What happens when you “deal with it later”…
Most people don’t wake up one day thinking they need help with their phone. What usually happens is much quieter than that.
It starts with a pause. Your phone rings. A message pops up. Something appears on the screen that you were not expecting.
And for just a moment, you think, I hope I get this right.
Not because you are bad with technology or because you don’t understand your phone.
But because you know what is connected to it. Your bank accounts. Your credit cards. Your ability to move money, pay bills, and protect what you’ve worked for.
That hesitation is not a weakness. It is a sign that you understand what is at stake.
When nothing has gone wrong yet, it feels safer to wait. Your accounts are fine. Nothing suspicious has happened. So you tell yourself, “I’ll deal with this later. I don’t want to touch anything and make it worse.”
That makes sense. But phones rarely give you a warning.
The moments that matter most usually show up as pressure. A call that sounds official. A message saying there is a problem with an account. A notification that expects an immediate response.
In those moments, you are not given time to think things through. You are asked to decide quickly, with money involved.

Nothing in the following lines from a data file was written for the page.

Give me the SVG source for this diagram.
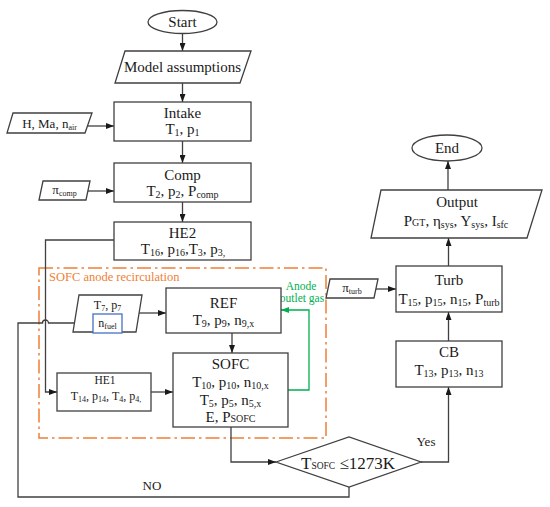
<svg xmlns="http://www.w3.org/2000/svg" width="550" height="507" viewBox="0 0 550 507">
<defs>
<style>
text{font-family:'Liberation Serif','Times New Roman',Tinos,'DejaVu Serif','Noto Serif',serif}
.t{fill:#1a1a1a;text-anchor:middle}
.f15{font-size:15px}
.f13{font-size:13px}
.f12{font-size:12px}
.s10{font-size:10px}
.s8{font-size:8px}
.box{fill:#fff;stroke:#404040;stroke-width:1.3}
.ln{fill:none;stroke:#404040;stroke-width:1.3}
.gr{fill:none;stroke:#00B050;stroke-width:1.3}
</style>
<marker id="ar" viewBox="0 0 8 6" refX="8" refY="3" markerWidth="8" markerHeight="6" markerUnits="userSpaceOnUse" orient="auto"><path d="M0,0 L8,3 L0,6 Z" fill="#1a1a1a"/></marker>
<marker id="ag" viewBox="0 0 8 6" refX="8" refY="3" markerWidth="8" markerHeight="6" markerUnits="userSpaceOnUse" orient="auto"><path d="M0,0 L8,3 L0,6 Z" fill="#00B050"/></marker>
</defs>
<rect width="550" height="507" fill="#fff"/>

<g id="recirc">
<rect x="39" y="268" width="287" height="170" fill="none" stroke="#F07F35" stroke-width="1.5" stroke-dasharray="14 4 2.5 4"/>
<text x="49" y="281" font-size="12.5" fill="#F07F35">SOFC anode recirculation</text>
</g>

<g id="connectors">
<path class="ln" d="M182.5,33.5 V51" marker-end="url(#ar)"/>
<path class="ln" d="M182.5,83 V102" marker-end="url(#ar)"/>
<path class="ln" d="M182.5,141 V163" marker-end="url(#ar)"/>
<path class="ln" d="M182.5,202 V222" marker-end="url(#ar)"/>
<path class="ln" d="M88,126 H114" marker-end="url(#ar)"/>
<path class="ln" d="M88,191 H114" marker-end="url(#ar)"/>
<path class="ln" d="M114,240 H45.5 V392 H57" marker-end="url(#ar)"/>
<path class="ln" d="M139,313 H166" marker-end="url(#ar)"/>
<path class="ln" d="M232,333 V353" marker-end="url(#ar)"/>
<path class="ln" d="M151,392 H173" marker-end="url(#ar)"/>
<path class="gr" d="M288,390 H309 V310 H281" marker-end="url(#ag)"/>
<path class="ln" d="M231,427 V462 H276" marker-end="url(#ar)"/>
<path class="ln" d="M421,462 H448.5 V387" marker-end="url(#ar)"/>
<path class="ln" d="M448.5,341 V312" marker-end="url(#ar)"/>
<path class="ln" d="M375,289 H396" marker-end="url(#ar)"/>
<path class="ln" d="M448.5,266 V238" marker-end="url(#ar)"/>
<path class="ln" d="M448,190 V161" marker-end="url(#ar)"/>
<path class="ln" d="M349,487 V497 H18 V323 H42.5 A3,3 0 0 1 48.5,323 H93" marker-end="url(#ar)"/>
<text class="t f13" x="152" y="490">NO</text>
<text class="t f13" x="426" y="446">Yes</text>
<text x="301" y="290" font-size="11.5" fill="#00B050" text-anchor="middle">Anode</text>
<text x="302" y="302" font-size="11.5" fill="#00B050" text-anchor="middle">outlet gas</text>
</g>

<g id="start">
<ellipse cx="182.5" cy="22" rx="34.5" ry="11.5" class="box"/>
<text class="t f15" x="182.5" y="27">Start</text>
</g>

<g id="model">
<polygon class="box" points="125,51 251,51 240,83 115,83"/>
<text class="t f15" x="182.5" y="72">Model assumptions</text>
</g>

<g id="intake">
<rect class="box" x="114" y="102" width="137" height="39"/>
<text class="t f15" x="182.5" y="118">Intake</text>
<text class="t f15" x="182.5" y="134">T<tspan class="s10" dy="2">1</tspan><tspan dy="-2">, p</tspan><tspan class="s10" dy="2">1</tspan></text>
</g>

<g id="hma">
<polygon class="box" points="13,113 92,113 85,133 7,133"/>
<text class="t f13" x="49.5" y="128">H, Ma, n<tspan class="s8" dy="2">air</tspan></text>
</g>

<g id="comp">
<rect class="box" x="114" y="163" width="137" height="39"/>
<text class="t f15" x="182.5" y="180">Comp</text>
<text class="t f15" x="182.5" y="196">T<tspan class="s10" dy="2">2</tspan><tspan dy="-2">, p</tspan><tspan class="s10" dy="2">2</tspan><tspan dy="-2">, P</tspan><tspan class="s10" dy="2">comp</tspan></text>
</g>

<g id="picomp">
<polygon class="box" points="43,181 90,181 86,200 39,200"/>
<text class="t f13" x="64.5" y="194">π<tspan class="s8" dy="2">comp</tspan></text>
</g>

<g id="he2">
<rect class="box" x="114" y="222" width="137" height="38"/>
<text class="t f15" x="182.5" y="238">HE2</text>
<text class="t f15" x="183" y="254">T<tspan class="s10" dy="2">16</tspan><tspan dy="-2">, p</tspan><tspan class="s10" dy="2">16</tspan><tspan dy="-2">,T</tspan><tspan class="s10" dy="2">3</tspan><tspan dy="-2">, p</tspan><tspan class="s10" dy="2">3,</tspan></text>
</g>

<g id="fuel">
<polygon class="box" points="79,295 142,295 136,332 73,332"/>
<rect x="93" y="314" width="29" height="19" fill="#fff" stroke="#4472C4" stroke-width="1.3"/>
<text class="t f12" x="107.5" y="309">T<tspan class="s8" dy="2">7</tspan><tspan dy="-2">, p</tspan><tspan class="s8" dy="2">7</tspan></text>
<text class="t f12" x="107.5" y="327">n<tspan class="s8" dy="2">fuel</tspan></text>
</g>

<g id="ref">
<rect class="box" x="166" y="288" width="115" height="45"/>
<text class="t f15" x="223.5" y="308">REF</text>
<text class="t f15" x="223.5" y="325">T<tspan class="s10" dy="2">9</tspan><tspan dy="-2">, p</tspan><tspan class="s10" dy="2">9</tspan><tspan dy="-2">, n</tspan><tspan class="s10" dy="2">9,x</tspan></text>
</g>

<g id="sofc">
<rect class="box" x="173" y="353" width="115" height="74"/>
<text class="t f15" x="230.5" y="369">SOFC</text>
<text class="t f15" x="230.5" y="387">T<tspan class="s10" dy="2">10</tspan><tspan dy="-2">, p</tspan><tspan class="s10" dy="2">10</tspan><tspan dy="-2">, n</tspan><tspan class="s10" dy="2">10,x</tspan></text>
<text class="t f15" x="230.5" y="405">T<tspan class="s10" dy="2">5</tspan><tspan dy="-2">, p</tspan><tspan class="s10" dy="2">5</tspan><tspan dy="-2">, n</tspan><tspan class="s10" dy="2">5,x</tspan></text>
<text class="t f15" x="230.5" y="422">E, P<tspan class="s10">SOFC</tspan></text>
</g>

<g id="he1">
<rect class="box" x="57" y="373" width="94" height="38"/>
<text class="t" x="105" y="384" font-size="11.5">HE1</text>
<text class="t f12" x="106" y="400">T<tspan class="s8" dy="2">14</tspan><tspan dy="-2">, p</tspan><tspan class="s8" dy="2">14</tspan><tspan dy="-2">, T</tspan><tspan class="s8" dy="2">4</tspan><tspan dy="-2">, p</tspan><tspan class="s8" dy="2">4,</tspan></text>
</g>

<g id="decision">
<polygon class="box" points="276,462 349,437 421,462 349,487"/>
<text class="t" x="348" y="469" font-size="17">T<tspan font-size="9.5">SOFC</tspan> ≤1273K</text>
</g>

<g id="cb">
<rect class="box" x="396" y="341" width="106" height="46"/>
<text class="t f15" x="449" y="357">CB</text>
<text class="t f15" x="449" y="375">T<tspan class="s10" dy="2">13</tspan><tspan dy="-2">, p</tspan><tspan class="s10" dy="2">13</tspan><tspan dy="-2">, n</tspan><tspan class="s10" dy="2">13</tspan></text>
</g>

<g id="turb">
<rect class="box" x="396" y="266" width="106" height="46"/>
<text class="t f15" x="449" y="285">Turb</text>
<text class="t f15" x="449" y="304">T<tspan class="s10" dy="2">15</tspan><tspan dy="-2">, p</tspan><tspan class="s10" dy="2">15</tspan><tspan dy="-2">, n</tspan><tspan class="s10" dy="2">15</tspan><tspan dy="-2">, P</tspan><tspan class="s10" dy="2">turb</tspan></text>
</g>

<g id="piturb">
<polygon class="box" points="330,279 378,279 374,298 326,298"/>
<text class="t f13" x="352" y="292">π<tspan class="s8" dy="2">turb</tspan></text>
</g>

<g id="output">
<polygon class="box" points="381,190 542,190 527,238 371,238"/>
<text class="t f15" x="457" y="207">Output</text>
<text class="t f15" x="456" y="226">P<tspan class="s10">GT</tspan>, η<tspan class="s10" dy="2">sys</tspan><tspan dy="-2">, Y</tspan><tspan class="s10" dy="2">sys</tspan><tspan dy="-2">, I</tspan><tspan class="s10" dy="2">sfc</tspan></text>
</g>

<g id="end">
<ellipse cx="447" cy="148" rx="35" ry="13" class="box"/>
<text class="t f15" x="447" y="153">End</text>
</g>
</svg>
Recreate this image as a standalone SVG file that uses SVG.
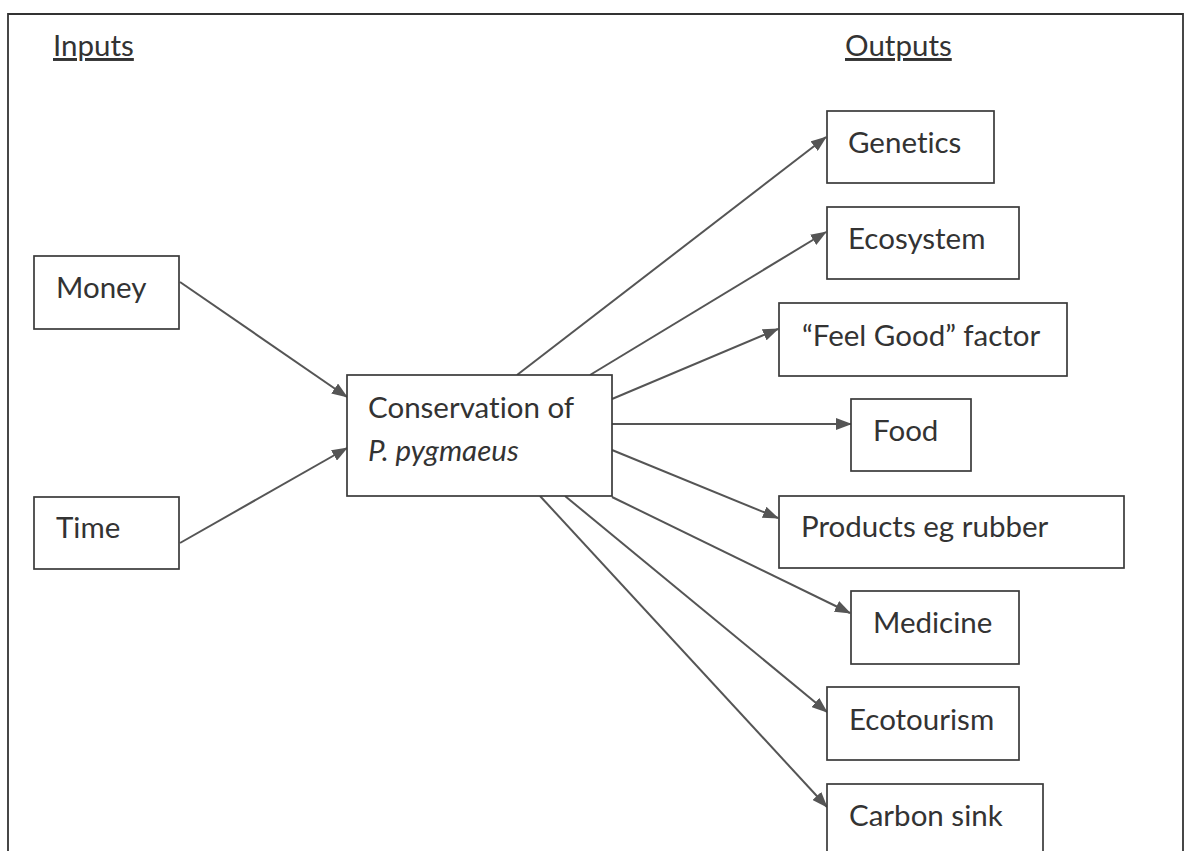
<svg xmlns="http://www.w3.org/2000/svg" width="1189" height="851" viewBox="0 0 1189 851">
<style>
  .box { fill: #ffffff; stroke: #3a3a3a; stroke-width: 1.7; }
  .lbl { font-family: Lato, "Open Sans", "Liberation Sans", sans-serif; font-size: 29.5px; fill: #333333; font-variant-ligatures: none; }
  .hdr { font-family: Lato, "Open Sans", "Liberation Sans", sans-serif; font-size: 29.5px; fill: #333333; text-decoration: underline; font-variant-ligatures: none; }
  .conn { stroke: #555555; stroke-width: 2; fill: none; marker-end: url(#arr); }
</style>
<defs>
  <marker id="arr" viewBox="0 0 16 12" refX="15" refY="6" markerWidth="16" markerHeight="12" markerUnits="userSpaceOnUse" orient="auto">
    <path d="M0,0 L16,6 L0,12 Z" fill="#555555"/>
  </marker>
</defs>
<rect x="0" y="0" width="1189" height="851" fill="#ffffff"/>
<path d="M8,860 L8,14 L1183,14 L1183,860" fill="none" stroke="#333333" stroke-width="1.8"/>

<g id="header-inputs"><text class="hdr" x="53" y="56">Inputs</text></g>
<g id="header-outputs"><text class="hdr" x="845" y="56">Outputs</text></g>

<g id="connectors">
  <line class="conn" x1="180" y1="282" x2="347" y2="397"/>
  <line class="conn" x1="180" y1="543" x2="347" y2="448"/>
  <line class="conn" x1="517" y1="375" x2="826" y2="137"/>
  <line class="conn" x1="590" y1="375" x2="826" y2="232"/>
  <line class="conn" x1="612" y1="399" x2="778" y2="329"/>
  <line class="conn" x1="612" y1="424" x2="851" y2="424"/>
  <line class="conn" x1="612" y1="450" x2="778" y2="518"/>
  <line class="conn" x1="612" y1="497" x2="850" y2="613"/>
  <line class="conn" x1="565" y1="496" x2="827" y2="712"/>
  <line class="conn" x1="540" y1="496" x2="827" y2="807"/>
</g>

<g id="node-money">
  <rect class="box" x="34" y="256" width="145" height="73"/>
  <text class="lbl" x="56" y="298">Money</text>
</g>
<g id="node-time">
  <rect class="box" x="34" y="497" width="145" height="72"/>
  <text class="lbl" x="56" y="538">Time</text>
</g>
<g id="node-conservation">
  <rect class="box" x="347" y="375" width="265" height="121"/>
  <text class="lbl" x="368" y="418">Conservation of</text>
  <text class="lbl" x="368" y="461" font-style="italic">P. pygmaeus</text>
</g>
<g id="node-genetics">
  <rect class="box" x="827" y="111" width="167" height="72"/>
  <text class="lbl" x="848" y="153">Genetics</text>
</g>
<g id="node-ecosystem">
  <rect class="box" x="827" y="207" width="192" height="72"/>
  <text class="lbl" x="848" y="249">Ecosystem</text>
</g>
<g id="node-feelgood">
  <rect class="box" x="779" y="303" width="288" height="73"/>
  <text class="lbl" x="802" y="346">“Feel Good” factor</text>
</g>
<g id="node-food">
  <rect class="box" x="851" y="399" width="120" height="72"/>
  <text class="lbl" x="873" y="441">Food</text>
</g>
<g id="node-products">
  <rect class="box" x="779" y="496" width="345" height="72"/>
  <text class="lbl" x="801" y="537">Products eg rubber</text>
</g>
<g id="node-medicine">
  <rect class="box" x="851" y="591" width="168" height="73"/>
  <text class="lbl" x="873" y="633">Medicine</text>
</g>
<g id="node-ecotourism">
  <rect class="box" x="827" y="687" width="192" height="73"/>
  <text class="lbl" x="849" y="730">Ecotourism</text>
</g>
<g id="node-carbonsink">
  <rect class="box" x="827" y="784" width="216" height="80"/>
  <text class="lbl" x="849" y="826">Carbon sink</text>
</g>
</svg>
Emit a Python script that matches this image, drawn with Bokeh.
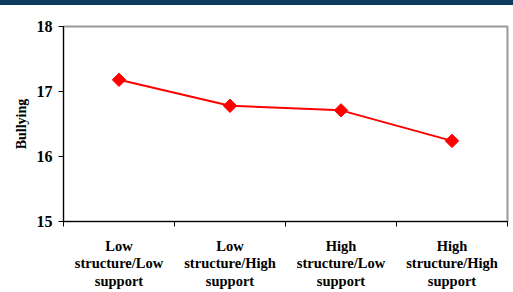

That is when people freeze. Not because they are careless but because they are trying to avoid making the wrong move.
Preparing your phone ahead of time is not about fear. It is about control.
When your phone is set up in a way that feels familiar and predictable, you are not guessing. You know what to ignore. You know what should never ask for information. You are not forced to decide under pressure.
After helping many people with their phones, I hear the same sentence over and over: “I wish I had done this sooner.”
Not because something terrible happened but because they realized how much calmer things could have felt.
If your phone has ever made you pause because money was involved, that pause is important. It is telling you that acting before you are rushed is safer than waiting until you are.
Most people don’t need help because something went wrong. They need help so nothing has to.